Pan-African advertising and marketing communications awards

The Pitcher Awards is an event of the Pitcher Festival of Creativity or the Pitcher Festival, which recognizes creative work in advertising, marketing, communications, public relations, media and entertainment across Africa.

The Pitcher Awards were established in 2018 as part of Creativity Week, a pre-Cannes Lions International Festival of Creativity first held at the Muson Centre in Lagos.

The 2020 Pitcher Awards took place virtually due to the COVID-19 pandemic. Entries were received from Cape Verde, Ghana, Kenya, Nigeria, Senegal, South Africa,Tanzania and Uganda. The Pitcher Awards remained a virtual event in 2022.

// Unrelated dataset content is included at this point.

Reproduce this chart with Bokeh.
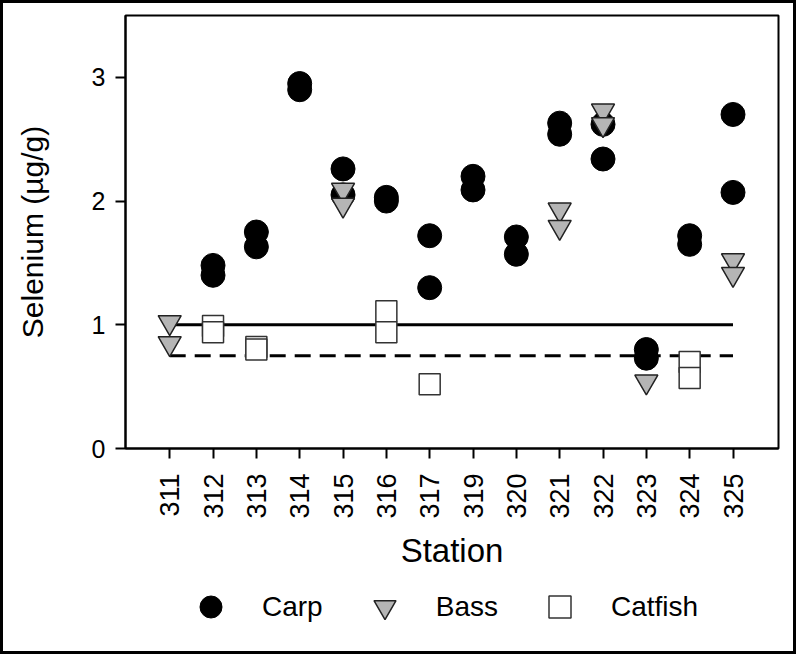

While the 2024 Pitcher Awards were held virtually on May 18, 2024, the Pitcher Festival later held a winners reception on August 9th, 2024 in Ikeja. The awards were expanded to accept entries from the broader African Diaspora, which was noted as being in line with the African Union’s earlier declaration of the African Diaspora as the 6th region of Africa. The Pitcher Festival also hosted the student winners from its Future Creative Leaders Academy, which was facilitated through a first-time cultural fusion project. The project was a partnership between university students in Nigeria and Romania.

The following year, the Pitcher Festival took place from May 15, 2025 - May 17, 2025 in Lagos. The 2025 edition of the festival introduced the Pitcher Special Awards, which recognized winners in the categories of Media Agency of the Year, Advertising Agency of the Year, Media Network of the Year, Advertising Agency Network of the Year, Independent Network of the Year, Marketing Company of the Year, and Brand of the Year.

The Pitcher Awards are judged by juries of advertising, marketing, media and creative communication professionals. Award categories have increased across editions. The categories of the 2020 edition were Channel, Good, Heritage and Innovation. The 2022 edition categories were Channel, Craft, Digital, Entertainment, Good and Heritage. The categories for the 2024 edition consisted of 8 main categories and 40 subcategories.

Past winners of the Pitcher Awards have included Airtel, Dentsu, Indomie, McCann, and others.